En la ley general, al menos, se contemplan ciertas preocupaciones concretas, como la garantía, promoción y defensa de los derechos humanos de los habitantes de los municipios, y ciertos principios (artículo 2) que permiten la defensa que ellos mismos pueden hacer del lugar en que viven: el derecho a la ciudad: todas las personas sin distinción de sexo, raza, etnia, edad, limitación física, orientación sexual, tienen derecho a vivir y disfrutar ciudades y Asentamientos Humanos en condiciones sustentables, resilientes, saludables, productivas, equitativas, justas, incluyentes, democráticos y seguros. Nada que haya sido tema, ni de café, entre los responsables de los municipios que ahora, en nombre de la libertad municipal, pretenden mantener su jefatura máxima.

Ya es tiempo de que desaparezca la figura del municipio, concepto de un doble origen imperial, y de manera específica el término municipio libre, que nunca ha tenido un correlato real en México, para dar lugar a comunidades autónomas organizadas de manera republicana.

El problema más grave de gobierno en México es el de la representación política. Una y otra reforma a la Constitución en torno al municipio ha dejado de lado este problema en lo que llaman sin cesar la célula del federalismo. No es extraño, así, que los propios cabildos se hayan sumado a la rebelión de los alcaldes. Hasta ahora, ningún partido, ningún candidato a puestos municipales y menos alcalde alguno ha planteado la necesidad de que los municipios sean representativos toda vez que han sido declarados orden de gobierno desde la última reforma al artículo 115 constitucional.
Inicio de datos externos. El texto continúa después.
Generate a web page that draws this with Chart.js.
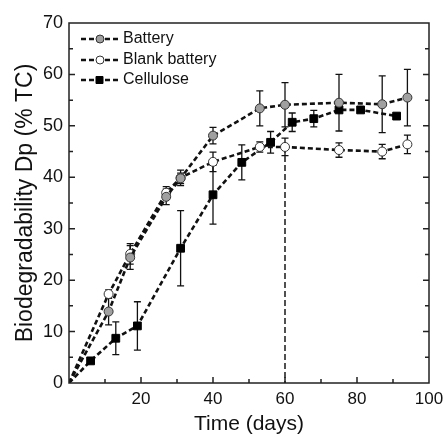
<!DOCTYPE html>
<html>
<head>
<meta charset="utf-8">
<script src="https://cdn.jsdelivr.net/npm/chart.js@4"></script>
<style>
  body { margin: 0; background: #fff; }
</style>
</head>
<body>
<canvas id="myChart" width="444" height="437"></canvas>
<script>
// Datos
const batteryDays = [0, 11, 17, 27, 31, 40, 53, 60, 75, 87, 94]
const batteryDp = [0, 13.9, 24.4, 36.2, 39.8, 48.1, 53.4, 54.1, 54.5, 54.2, 55.5]
const batteryErr = [0, 2.6, 2.3, 1.5, 1.0, 1.6, 3.4, 4.3, 5.5, 5.5, 5.5]

const blankDays = [0, 11, 17, 27, 31, 40, 53, 60, 75, 87, 94]
const blankDp = [0, 17.3, 25.1, 37.0, 39.9, 43.0, 45.9, 45.9, 45.3, 45.0, 46.4]
const blankErr = [0, 0.8, 2.0, 1.2, 1.5, 1.9, 1.0, 1.7, 1.4, 1.4, 1.8]

const celluloseDays = [0, 6, 13, 19, 31, 40, 48, 56, 62, 68, 75, 81, 91]
const celluloseDp = [0, 4.3, 8.7, 11.1, 26.2, 36.6, 42.9, 46.8, 50.7, 51.4, 53.1, 53.1, 51.9]
const celluloseErr = [0, 0, 3.2, 4.7, 7.3, 5.7, 3.4, 2.1, 1.8, 1.6, 0, 0, 0]

const markerLineDays = [60, 60]
const markerLineDp = [45.9, 0]

const legendLabels = ["Battery", "Blank battery", "Cellulose"]
const xTicks = [20, 40, 60, 80, 100]

const FONT = 'Arial, "Liberation Sans", sans-serif'

const toPoints = (xs, ys) => xs.map((x, i) => ({ x: x, y: ys[i] }))
const radii = (xs, r) => xs.map((x) => (x === 0 ? 0 : r))

const errSets = [
    [batteryDays, batteryDp, batteryErr],
    [blankDays, blankDp, blankErr],
    [celluloseDays, celluloseDp, celluloseErr],
]

// barras de error con las escalas del grafico
const errorBars = {
    id: "errorBars",
    beforeDatasetsDraw(chart) {
        const { ctx, scales: { x, y } } = chart
        ctx.save()
        ctx.strokeStyle = "#111"
        ctx.lineWidth = 1.3
        errSets.forEach(([xs, ys, es]) => {
            xs.forEach((d, i) => {
                if (!es[i]) return
                const px = x.getPixelForValue(d)
                const top = y.getPixelForValue(ys[i] + es[i])
                const bot = y.getPixelForValue(ys[i] - es[i])
                ctx.beginPath()
                ctx.moveTo(px, top); ctx.lineTo(px, bot)
                ctx.moveTo(px - 3.5, top); ctx.lineTo(px + 3.5, top)
                ctx.moveTo(px - 3.5, bot); ctx.lineTo(px + 3.5, bot)
                ctx.stroke()
            })
        })
        ctx.restore()
    },
}

// marco, marcas hacia adentro y leyenda
const frameAndLegend = {
    id: "frameAndLegend",
    afterDraw(chart) {
        const { ctx, chartArea: a, scales: { x, y } } = chart
        ctx.save()
        ctx.strokeStyle = "#222"
        ctx.lineWidth = 1.5
        ctx.strokeRect(a.left, a.top, a.right - a.left, a.bottom - a.top)
        ctx.beginPath()
        for (let v = 10; v < 100; v += 10) {
            const px = x.getPixelForValue(v)
            const len = v % 20 === 0 ? 6 : 4
            ctx.moveTo(px, a.bottom); ctx.lineTo(px, a.bottom - len)
        }
        for (let v = 5; v < 70; v += 5) {
            const py = y.getPixelForValue(v)
            const len = v % 10 === 0 ? 6 : 4
            ctx.moveTo(a.left, py); ctx.lineTo(a.left + len, py)
            ctx.moveTo(a.right, py); ctx.lineTo(a.right - len, py)
        }
        ctx.stroke()

        // leyenda
        const ys = [39, 60, 80]
        chart.data.datasets.slice(0, 3).forEach((ds, i) => {
            const yy = ys[i]
            ctx.strokeStyle = "#111"
            ctx.lineWidth = 2.5
            ctx.setLineDash([5, 3])
            ctx.beginPath()
            ctx.moveTo(81, yy); ctx.lineTo(119, yy)
            ctx.stroke()
            ctx.setLineDash([])
            ctx.lineWidth = 1
            ctx.fillStyle = ds.pointBackgroundColor
            ctx.strokeStyle = ds.pointBorderColor
            ctx.beginPath()
            if (ds.pointStyle === "rect") {
                ctx.rect(96, yy - 3.5, 7, 7)
            } else {
                ctx.arc(100, yy, 4, 0, Math.PI * 2)
            }
            ctx.fill(); ctx.stroke()
            ctx.fillStyle = "#111"
            ctx.font = "16px " + FONT
            ctx.textBaseline = "middle"
            ctx.fillText(legendLabels[i], 123, yy)
        })
        ctx.restore()
    },
}

const lineBase = {
    showLine: true,
    borderColor: "#111",
    borderWidth: 2.6,
    borderDash: [5, 3],
    pointBorderColor: "#333",
    pointBorderWidth: 1,
    fill: false,
}

const data = {
    datasets: [
        {
            ...lineBase,
            label: legendLabels[0],
            data: toPoints(batteryDays, batteryDp),
            pointBackgroundColor: "#a0a0a0",
            pointRadius: radii(batteryDays, 4.5),
            pointStyle: "circle",
        },
        {
            ...lineBase,
            label: legendLabels[1],
            data: toPoints(blankDays, blankDp),
            pointBackgroundColor: "#ffffff",
            pointRadius: radii(blankDays, 4.5),
            pointStyle: "circle",
        },
        {
            ...lineBase,
            label: legendLabels[2],
            data: toPoints(celluloseDays, celluloseDp),
            pointBackgroundColor: "#000000",
            pointBorderColor: "#000000",
            pointRadius: radii(celluloseDays, 5.5),
            pointStyle: "rect",
        },
        {
            label: "60 d",
            data: toPoints(markerLineDays, markerLineDp),
            showLine: true,
            borderColor: "#333",
            borderWidth: 1.7,
            borderDash: [6, 3],
            pointRadius: 0,
        },
    ],
}

const config = {
    type: "scatter",
    data,
    options: {
        responsive: false,
        animation: false,
        layout: { padding: { top: 23, right: 15, bottom: 0, left: 0 } },
        plugins: {
            legend: { display: false },
            tooltip: { enabled: false },
        },
        scales: {
            x: {
                type: "linear",
                min: 0,
                max: 100,
                afterFit: (s) => { s.height = 54; s.paddingRight = 0; s.paddingLeft = 0 },
                afterBuildTicks: (s) => { s.ticks = xTicks.map((v) => ({ value: v })) },
                grid: { display: false, drawTicks: false },
                border: { display: false },
                ticks: { color: "#111", font: { size: 17, family: FONT }, padding: 6 },
                title: {
                    display: true,
                    text: "Time (days)",
                    color: "#111",
                    font: { size: 21, family: FONT },
                    padding: { top: 0, bottom: 0 },
                },
            },
            y: {
                min: 0,
                max: 70,
                afterFit: (s) => { s.width = 69 },
                grid: { display: false, drawTicks: false },
                border: { display: false },
                ticks: { stepSize: 10, color: "#111", font: { size: 18, family: FONT }, padding: 6 },
                title: {
                    display: true,
                    text: "Biodegradability Dp (% TC)",
                    color: "#111",
                    font: { size: 23, family: FONT },
                    padding: { top: 12, bottom: 0 },
                },
            },
        },
    },
    plugins: [errorBars, frameAndLegend],
}

const myChartElement = document.getElementById("myChart")
new Chart(myChartElement, config)
</script>
</body>
</html>
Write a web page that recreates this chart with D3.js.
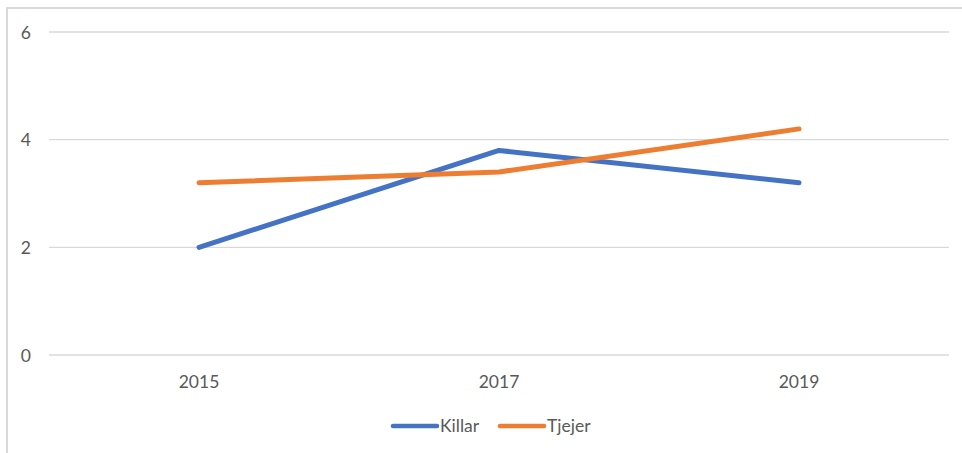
<!DOCTYPE html>
<html>
<head>
<meta charset="utf-8">
<script src="https://cdn.jsdelivr.net/npm/d3@7"></script>
<style>
  html, body { margin: 0; padding: 0; background: #fff; }
  svg { display: block; }
</style>
</head>
<body>
<svg id="chart" width="962" height="453"></svg>
<script>
// Survey years and the two series
const years = ["2015", "2017", "2019"];
const killar = [2.0, 3.8, 3.2];
const tjejer = [3.2, 3.4, 4.2];
const yTicks = [0, 2, 4, 6];
const seriesNames = ["Killar", "Tjejer"];
const seriesColors = ["#4472C4", "#ED7D31"];

const series = [
  { name: seriesNames[0], color: seriesColors[0], values: killar },
  { name: seriesNames[1], color: seriesColors[1], values: tjejer }
];

const svg = d3.select("#chart");
const W = 962, H = 453;
const font = "Lato, 'Open Sans', sans-serif";
const fontSize = 17.5;

// Chart-area frame (left and top edges visible)
svg.append("path")
  .attr("d", `M7,${H} V8 H${W}`)
  .attr("fill", "none")
  .attr("stroke", "#d9d9d9")
  .attr("stroke-width", 2);

const margin = { left: 49 };

const x = d3.scaleBand().domain(years).range([margin.left, margin.left + 900]);
const y = d3.scaleLinear().domain([0, 6]).range([355, 32]);

// Gridlines
svg.append("g")
  .selectAll("line")
  .data(yTicks)
  .join("line")
  .attr("x1", margin.left)
  .attr("x2", margin.left + 900)
  .attr("y1", d => y(d))
  .attr("y2", d => y(d))
  .attr("stroke", "#d9d9d9")
  .attr("stroke-width", 1.3);

// Y axis labels
const yAxis = d3.axisLeft(y).tickValues(yTicks).tickSize(0).tickPadding(0).tickFormat(d3.format("d"));
const gy = svg.append("g").attr("transform", "translate(31,0)").call(yAxis);
gy.select(".domain").remove();
gy.selectAll("text")
  .attr("font-family", font)
  .attr("font-size", fontSize)
  .attr("fill", "#595959")
  .attr("text-anchor", "end")
  .attr("dy", "0.35em");

// X axis labels
const xAxis = d3.axisBottom(x).tickSize(0).tickPadding(0);
const gx = svg.append("g").attr("transform", "translate(0,382)").call(xAxis);
gx.select(".domain").remove();
gx.selectAll("text")
  .attr("font-family", font)
  .attr("font-size", fontSize)
  .attr("fill", "#595959")
  .attr("dy", "0.35em");

// Lines
const line = d3.line()
  .x((d, i) => x(years[i]) + x.bandwidth() / 2)
  .y(d => y(d));

svg.append("g")
  .selectAll("path")
  .data(series)
  .join("path")
  .attr("d", d => line(d.values))
  .attr("fill", "none")
  .attr("stroke", d => d.color)
  .attr("stroke-width", 5)
  .attr("stroke-linecap", "round")
  .attr("stroke-linejoin", "round");

// Legend
const legendItems = [
  { name: seriesNames[0], color: seriesColors[0], x: 393 },
  { name: seriesNames[1], color: seriesColors[1], x: 500 }
];
const lg = svg.append("g");
legendItems.forEach(item => {
  lg.append("line")
    .attr("x1", item.x).attr("x2", item.x + 44)
    .attr("y1", 426).attr("y2", 426)
    .attr("stroke", item.color)
    .attr("stroke-width", 4.5)
    .attr("stroke-linecap", "round");
  lg.append("text")
    .attr("x", item.x + 47)
    .attr("y", 426)
    .attr("dy", "0.35em")
    .attr("font-family", font)
    .attr("font-size", fontSize)
    .attr("fill", "#595959")
    .text(item.name);
});
</script>
</body>
</html>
A los alcaldes y sus negocios en contra de la vida colectiva y de la naturaleza se les debe equilibrar con un cabildo elegido por distritos y dejar las famosas planillas (pandillas) como una forma anacrónica de apropiarse de la vida pública, de crear un ejercicio clientelar y, al cabo, corrupción e impunidad.

Urge, pues, una nueva reforma al artículo 115 de la Constitución.